Terbitkanlah matahari kesadaran di dada mereka itu ya Rabb, bahwa mereka juga pernah menjadi bayi. Bayi yang hanya dapat hidup lantaran dekap kasih sayang seorang Ibu dengan seizin-Mu yang Rahman dan Rahim.

Ibu yang Ananda hormati;
Mohon bakarlah surat ini setelah Ibu membacanya. Agar ia tidak menjadi fitnah bagi Ibu dan Ananda. Sebab jika surat yang bersimpati kepada Ibu ini sampai bocor dibaca orang yang belum bisa menghormati perbedaan pendapat (meski kata Nabi, “perbedaan pendapat adalah rahmat”), anakmu bakal repot.

Bakal repot, sebab tak mustahil sebentar lagi anakmu ini bakal dimusuhi tidak saja oleh para lelaki, tapi juga oleh para perempuan, penyokong tetap langgengnya sistem dominasi (sok berkuasanya) kaum lelaki saat ini. Tak mustahil sebentar lagi anakmu ini akan dituduh sebagai laki-laki feminis yang pantas dimurtadkan, seperti nasib perempuan feminis Nawal El Saadawi di Mesir sana.

Padahal, demi Allah yang menguasai hidup dan matiku, aku tak bermaksud menjadi feminis –yang istilahnya saja barangkali baru Ibu dengar kali ini, bukan?

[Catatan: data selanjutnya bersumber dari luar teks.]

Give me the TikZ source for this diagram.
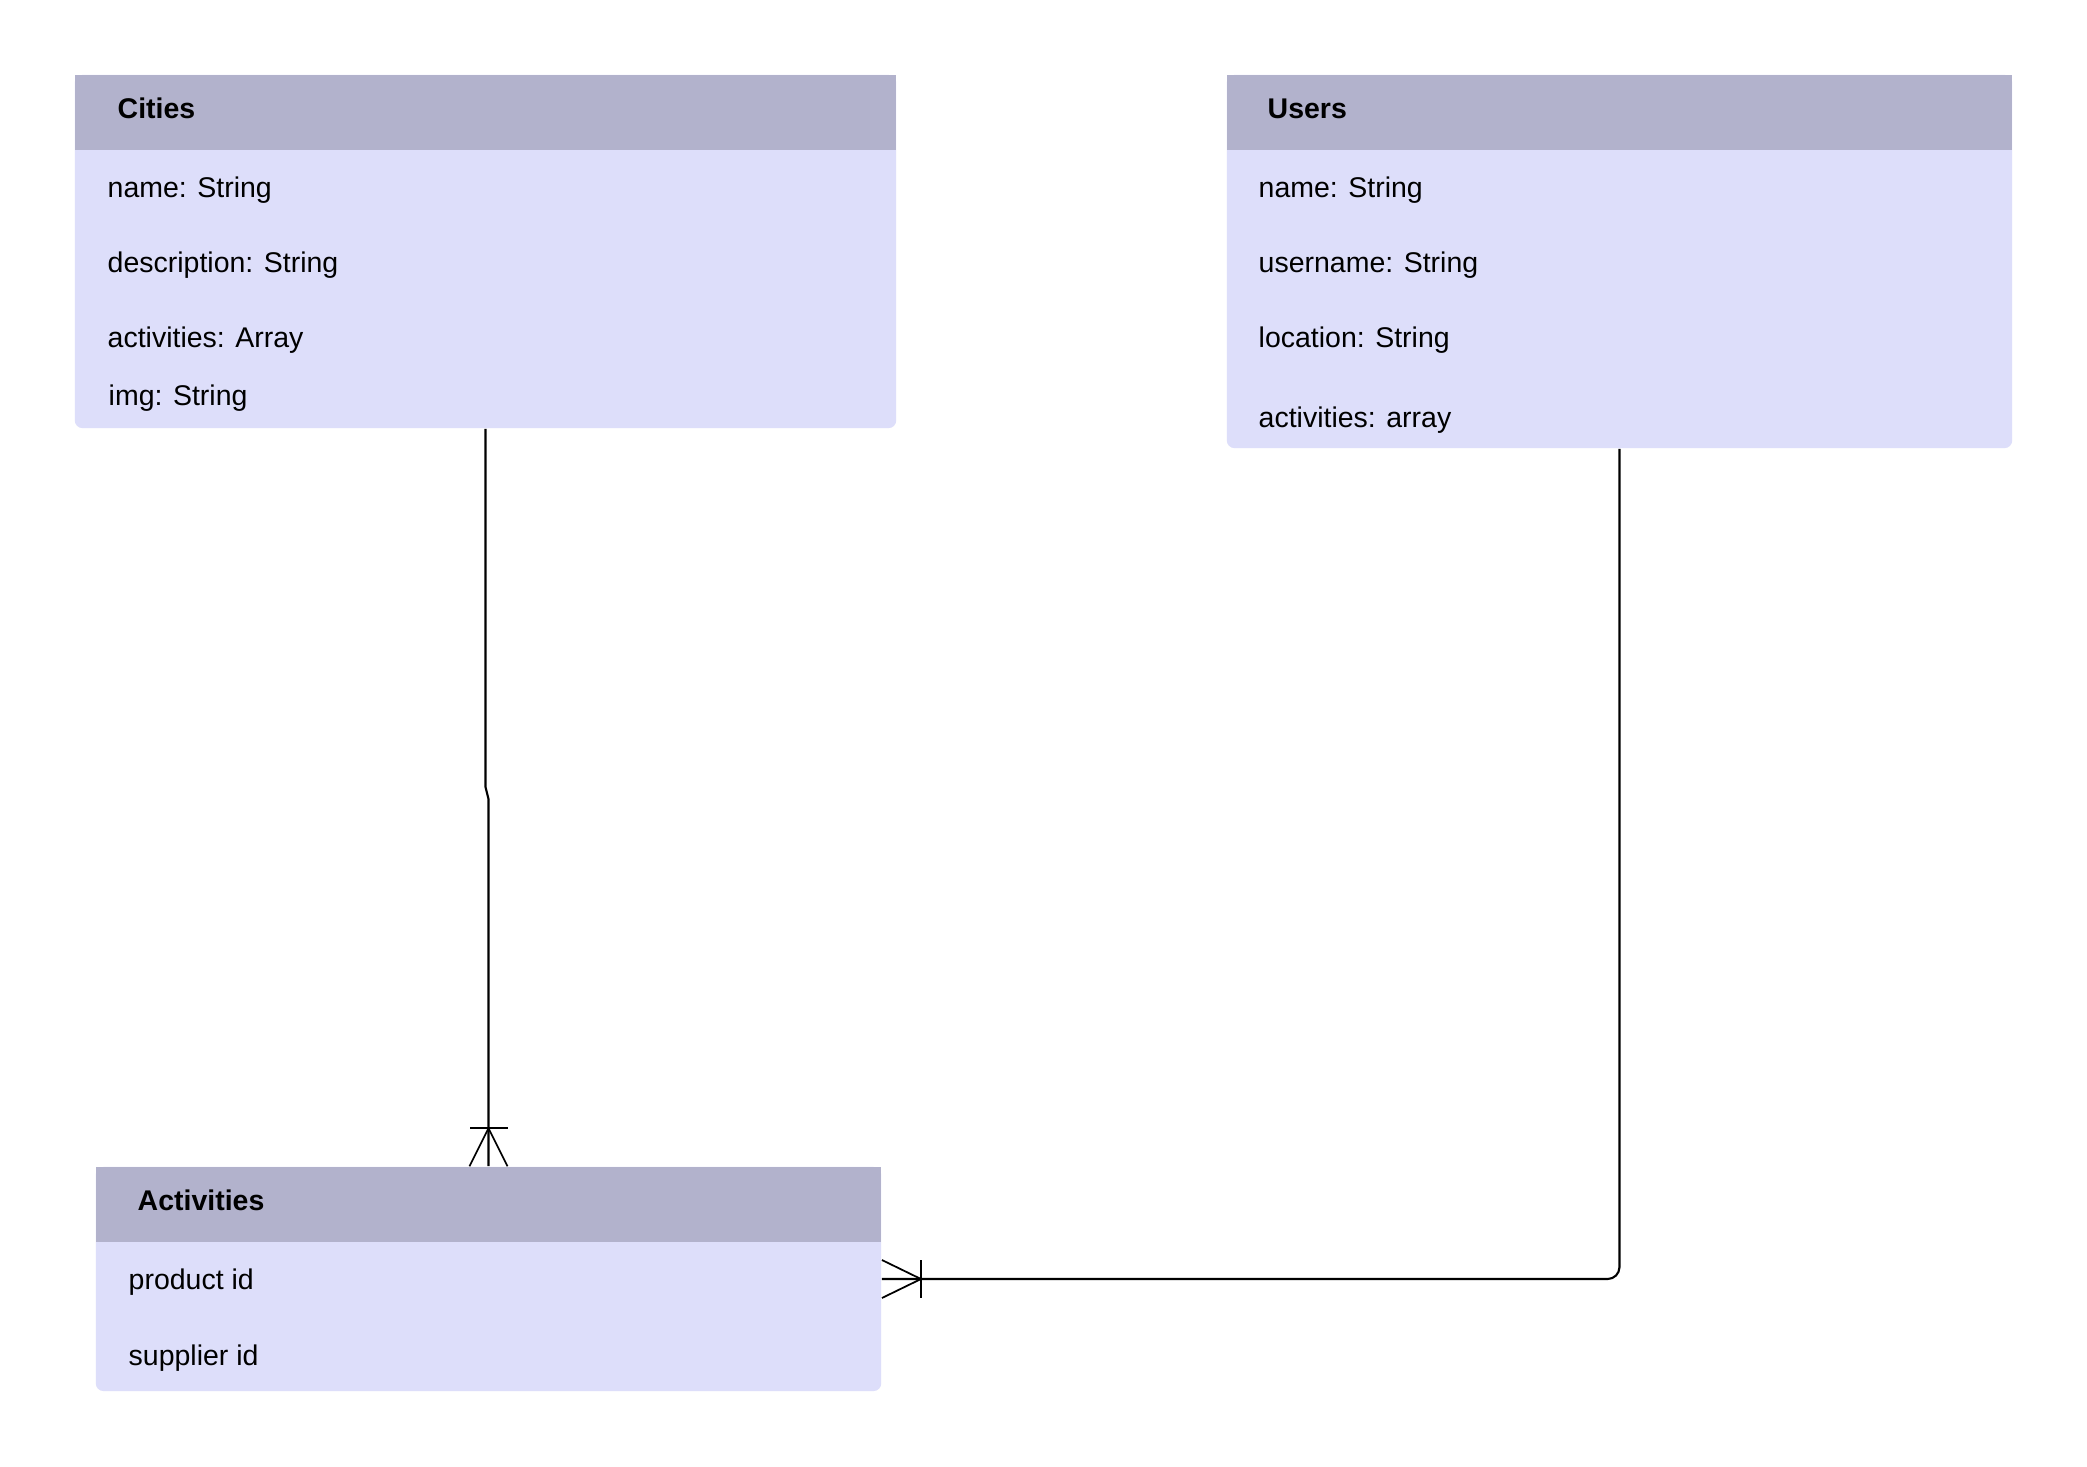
\documentclass[tikz,border=0pt]{standalone}
\usepackage{fontspec}
\setmainfont{Liberation Sans}
\definecolor{headfill}{RGB}{178,178,204}
\definecolor{bodyfill}{RGB}{221,222,250}
\begin{document}
\begin{tikzpicture}[x=0.01cm,y=-0.01cm,
  entity/.style={fill=bodyfill,draw=none,rounded corners=2.2pt,inner sep=0pt},
  headbar/.style={fill=headfill,draw=none},
  title/.style={anchor=base west,inner sep=0pt,font=\fontsize{8.1}{10}\selectfont\bfseries},
  field/.style={anchor=base west,inner sep=0pt,font=\fontsize{8.1}{10}\selectfont},
  link/.style={draw=black,line width=0.6pt},
  foot/.style={draw=black,line width=0.5pt}]
\useasboundingbox[fill=white] (0,0) rectangle (2087,1466);

% Cities entity
\node[entity,minimum width=8.21cm,minimum height=3.53cm] (cities) at (485.5,251.5) {};
\path[headbar] (75,75) rectangle (896,150);
\node[title] (citiesT) at (117,118) {Cities};
\node[field] (c1) at (107,197) {name: String};
\node[field] (c2) at (107,272) {description: String};
\node[field] (c3) at (107,347) {activities: Array};
\node[field] (c4) at (108,405) {img: String};

% Users entity
\node[entity,minimum width=7.85cm,minimum height=3.73cm] (users) at (1619.5,261.5) {};
\path[headbar] (1227,75) rectangle (2012,150);
\node[title] (usersT) at (1267,118) {Users};
\node[field] (u1) at (1258,197) {name: String};
\node[field] (u2) at (1258,272) {username: String};
\node[field] (u3) at (1258,347) {location: String};
\node[field] (u4) at (1258,427) {activities: array};

% Activities entity
\node[entity,minimum width=7.85cm,minimum height=2.24cm] (acts) at (488.5,1279) {};
\path[headbar] (96,1167) rectangle (881,1242);
\node[title] (actsT) at (137,1210) {Activities};
\node[field] (a1) at (128,1289) {product id};
\node[field] (a2) at (128,1365) {supplier id};

% Cities -- Activities (one to many)
\draw[link] (cities.south) -- (cities.south |- 0,787) -- (acts.north |- 0,799) -- (acts.north);
\draw[foot] ([xshift=-0.18cm,yshift=0.38cm]acts.north) -- ([xshift=0.19cm,yshift=0.38cm]acts.north);
\draw[foot] ([xshift=-0.19cm]acts.north) -- ([yshift=0.38cm]acts.north) -- ([xshift=0.19cm]acts.north);

% Users -- Activities (one to many)
\draw[link,rounded corners=3.4pt] (users.south) |- (acts.east);
\draw[foot] ([xshift=0.39cm,yshift=0.19cm]acts.east) -- ([xshift=0.39cm,yshift=-0.19cm]acts.east);
\draw[foot] ([yshift=0.19cm]acts.east) -- ([xshift=0.39cm]acts.east) -- ([yshift=-0.19cm]acts.east);
\end{tikzpicture}
\end{document}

Ibu, sekali lagi demi Dia yang menguasai hidup kita, aku menulis surat ini hanya karena cintaku kepada Ibu. Insya Allah sebagai ittiba’-ku kepada uswah (teladan) kita tercinta SAW. Sebab, bukankah –seperti diriwayatkan Bukhari dan Muslim— tatkala ada umat yang bertanya: Siapa yang paling berhak mendapatkan kecintaan kita ya Rasulullah?
Rasulullah pun menjawab mantap: “Ibumu.”
Kemudian? “Ibumu.”
Kemudian? “Ibumu.”
Kemudian? “Ayahmu.” []

Catatan: Tulisan ini pernah dimuat Majalah Ummahat No.1/Tahun I/2001 (terbitan Pewarta Muda KAMMI Yogyakarta). Suasana ketika tulisan ini ditulis tengah marak aksi-aksi penangkapan dan penggundulan atas kaum perempuan yang bekerja pada malam hari oleh sejumlah aktivis Islam garis keras.